Fare il procuratore di calcio è il sogno di molte persone. Un sogno dovuto in particolare alle cifre spesso folli che ormai girano nel mondo del football internazionale, tanto da spingere più di un osservatore ad affermare come proprio i procuratori abbiano ormai in mano lo sport pedatorio. Basterebbe ricordare figure come Mino Raiola, Jorge Mendes o Volker Struth, per capire come in effetti per le società calcistiche siano lontanissimi i tempi in cui trattavano il rinnovo del contratto direttamente con il giocatore. Un’epoca finita in pratica con il vincolo, ovvero il legame che univa a vita giocatore e società e che permetteva alla seconda di decidere in pratica vita e morte dell’atleta.
Non è necessaria alcuna prova
Considerata la mole di soldi che riescono a smuovere nel corso delle trattative, e il canonico 3% cui hanno diritto nell’ambito di esse, sembrerà incredibile apprendere che per fare il procuratore di calcio non è richiesta alcuna prova di abilitazione. Un regime introdotto a partire dal primo giorno di Aprile del 2015, che però se da un lato segna una sorta di deregulation del settore, dall’altra non apre le porte a chiunque un bel giorno decida di cambiare mestiere e diventare procuratore. Per poter svolgere una professione simile, proprio in considerazione dei temi connessi, a partire dalla tassazione e dai diritti di immagine, occorre infatti saper padroneggiare una serie di competenze molto estesa, le quali possono essere ad esempio acquisite con degli specifici corsi di formazione, che sono spesso molto costosi.
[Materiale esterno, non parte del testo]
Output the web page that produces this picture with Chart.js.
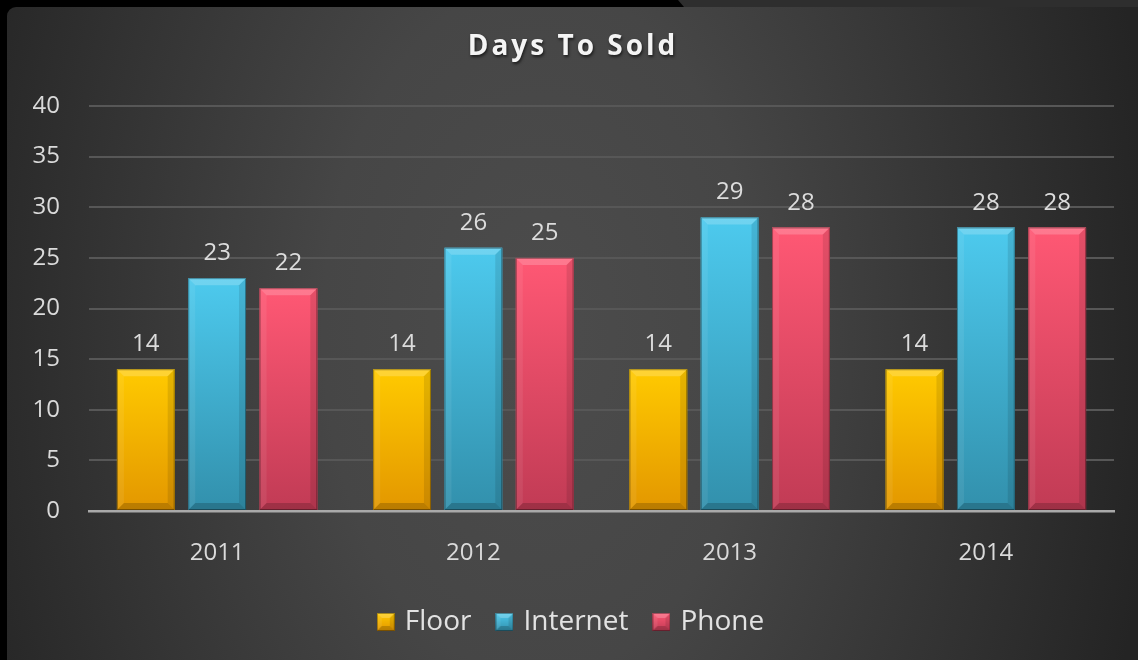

È necessaria l’iscrizione al Registro della FIGC
Se non è necessario superare prove di abilitazione, è invece obbligatorio, almeno in Italia, l’iscrizione al Registro dei Procuratori Sportivi gestito dalla Federazione Italiana Gioco Calcio (FIGC), subordinata al versamento dei diritti di segreteria stabiliti dall’ente e valida per un anno. L’iscrizione è inoltre legata ai seguenti step:
1) avere residenza legale in Italia;
2) godere dei diritti civili e non essere stato dichiarato interdetto, inabilitato o fallito;
3) non avere riportato condanne definitive per il reato di frode sportiva (legge 401 del 1989), o per delitti non colposi puniti da pena edittale della reclusione superiore, nel massimo, a cinque anni;
4) non essere stati sanzionati dalla preclusione prevista nell’ambito dell’ordinamento sportivo;
5) non trovarsi in una delle situazioni di incompatibilità prevista dal regolamento, non avere sanzioni disciplinari in corso, quindi non del tutto scontate nell’ambito della FIGC, e avere pagato integralmente eventuali sanzioni pecuniarie o essere comunque in regola con eventuali rateizzazioni concordate.